## Exercise
Reproduce the listing word for word. Skip any image.

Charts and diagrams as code

....

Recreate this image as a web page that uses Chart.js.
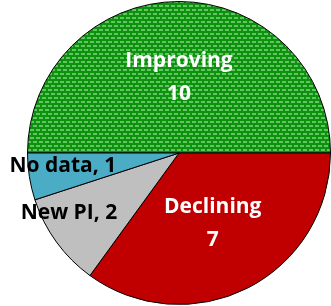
<!DOCTYPE html>
<html>
<head>
<meta charset="utf-8">
<script src="https://cdn.jsdelivr.net/npm/chart.js@4"></script>
<style>
  html, body { margin: 0; padding: 0; background: #fff; }
  #wrap { width: 331px; height: 306px; }
</style>
</head>
<body>
<div id="wrap"><canvas id="pieChart"></canvas></div>
<script>
// Chart data
const categories = ['Improving', 'Declining', 'New PI', 'No data'];
const counts = [10, 7, 2, 1];

// small green "shingle" pattern for the Improving slice
function makePattern() {
    const c = document.createElement('canvas');
    c.width = 6; c.height = 8;
    const g = c.getContext('2d');
    g.fillStyle = '#0c920c';
    g.fillRect(0, 0, 6, 8);
    g.fillStyle = '#62c462';
    g.fillRect(0, 1, 4, 2);
    g.fillRect(3, 5, 4, 2);
    g.fillRect(-3, 5, 4, 2);
    return g.createPattern(c, 'repeat');
}

// draws the Excel-like data labels
const sliceLabels = {
    id: 'sliceLabels',
    afterDatasetsDraw(chart, args, opts) {
        const ctx = chart.ctx;
        const arcs = chart.getDatasetMeta(0).data;
        ctx.save();
        ctx.font = 'bold 21px "Open Sans", Lato, sans-serif';
        ctx.textAlign = 'center';
        ctx.textBaseline = 'middle';
        arcs.forEach((arc, i) => {
            const p = arc.getProps(['x', 'y', 'startAngle', 'endAngle', 'outerRadius'], true);
            const mid = (p.startAngle + p.endAngle) / 2;
            const r = p.outerRadius * opts.radius[i];
            const x = p.x + Math.cos(mid) * r + opts.nudge[i][0];
            const y = p.y + Math.sin(mid) * r + opts.nudge[i][1];
            ctx.fillStyle = opts.colors[i];
            const v = counts[i];
            if (opts.inline[i]) {
                ctx.fillText(categories[i] + ', ' + v, x, y);
            } else {
                ctx.fillText(categories[i], x, y - 16);
                ctx.fillText(String(v), x, y + 17);
            }
        });
        ctx.restore();
    }
};

const ctxPie = document.getElementById('pieChart').getContext('2d');
new Chart(ctxPie, {
    type: 'pie',
    data: {
        labels: categories,
        datasets: [{
            data: counts,
            backgroundColor: [makePattern(), '#c00000', '#bfbfbf', '#4bacc6'],
            borderColor: '#000',
            borderWidth: 1,
            hoverOffset: 0
        }]
    },
    options: {
        responsive: true,
        maintainAspectRatio: false,
        animation: false,
        rotation: -90,
        layout: { padding: { left: 27, top: 0, right: 0, bottom: 0 } },
        events: [],
        plugins: {
            legend: { display: false },
            tooltip: { enabled: false },
            sliceLabels: {
                radius: [0.5, 0.52, 0.8, 0.77],
                nudge: [[0, 0], [-2, 0], [-12, -11], [-1, -5]],
                inline: [false, false, true, true],
                colors: ['#fff', '#fff', '#000', '#000']
            }
        }
    },
    plugins: [sliceLabels]
});
</script>
</body>
</html>
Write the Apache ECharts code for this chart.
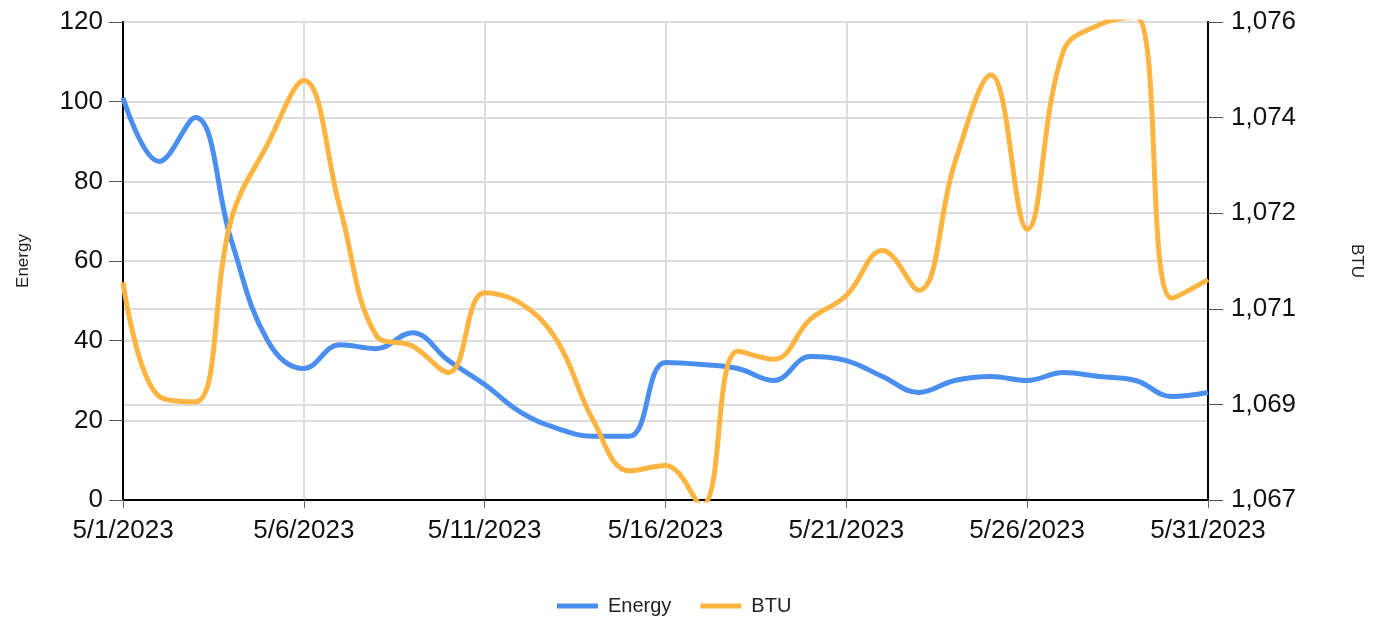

....

## Result for this exercise
Recreate this image as a web page that uses Chart.js.
<!DOCTYPE html>
<html>
<head>
<meta charset="utf-8">
<script src="https://cdn.jsdelivr.net/npm/chart.js@4"></script>
<style>
  html, body { margin: 0; padding: 0; background: #fff; }
  #wrap { width: 331px; height: 306px; }
</style>
</head>
<body>
<div id="wrap"><canvas id="pieChart"></canvas></div>
<script>
// Chart data
const categories = ['Improving', 'Declining', 'New PI', 'No data'];
const counts = [10, 7, 2, 1];

// small green "shingle" pattern for the Improving slice
function makePattern() {
    const c = document.createElement('canvas');
    c.width = 6; c.height = 8;
    const g = c.getContext('2d');
    g.fillStyle = '#0c920c';
    g.fillRect(0, 0, 6, 8);
    g.fillStyle = '#62c462';
    g.fillRect(0, 1, 4, 2);
    g.fillRect(3, 5, 4, 2);
    g.fillRect(-3, 5, 4, 2);
    return g.createPattern(c, 'repeat');
}

// draws the Excel-like data labels
const sliceLabels = {
    id: 'sliceLabels',
    afterDatasetsDraw(chart, args, opts) {
        const ctx = chart.ctx;
        const arcs = chart.getDatasetMeta(0).data;
        ctx.save();
        ctx.font = 'bold 21px "Open Sans", Lato, sans-serif';
        ctx.textAlign = 'center';
        ctx.textBaseline = 'middle';
        arcs.forEach((arc, i) => {
            const p = arc.getProps(['x', 'y', 'startAngle', 'endAngle', 'outerRadius'], true);
            const mid = (p.startAngle + p.endAngle) / 2;
            const r = p.outerRadius * opts.radius[i];
            const x = p.x + Math.cos(mid) * r + opts.nudge[i][0];
            const y = p.y + Math.sin(mid) * r + opts.nudge[i][1];
            ctx.fillStyle = opts.colors[i];
            const v = counts[i];
            if (opts.inline[i]) {
                ctx.fillText(categories[i] + ', ' + v, x, y);
            } else {
                ctx.fillText(categories[i], x, y - 16);
                ctx.fillText(String(v), x, y + 17);
            }
        });
        ctx.restore();
    }
};

const ctxPie = document.getElementById('pieChart').getContext('2d');
new Chart(ctxPie, {
    type: 'pie',
    data: {
        labels: categories,
        datasets: [{
            data: counts,
            backgroundColor: [makePattern(), '#c00000', '#bfbfbf', '#4bacc6'],
            borderColor: '#000',
            borderWidth: 1,
            hoverOffset: 0
        }]
    },
    options: {
        responsive: true,
        maintainAspectRatio: false,
        animation: false,
        rotation: -90,
        layout: { padding: { left: 27, top: 0, right: 0, bottom: 0 } },
        events: [],
        plugins: {
            legend: { display: false },
            tooltip: { enabled: false },
            sliceLabels: {
                radius: [0.5, 0.52, 0.8, 0.77],
                nudge: [[0, 0], [-2, 0], [-12, -11], [-1, -5]],
                inline: [false, false, true, true],
                colors: ['#fff', '#fff', '#000', '#000']
            }
        }
    },
    plugins: [sliceLabels]
});
</script>
</body>
</html>
Write the Apache ECharts code for this chart.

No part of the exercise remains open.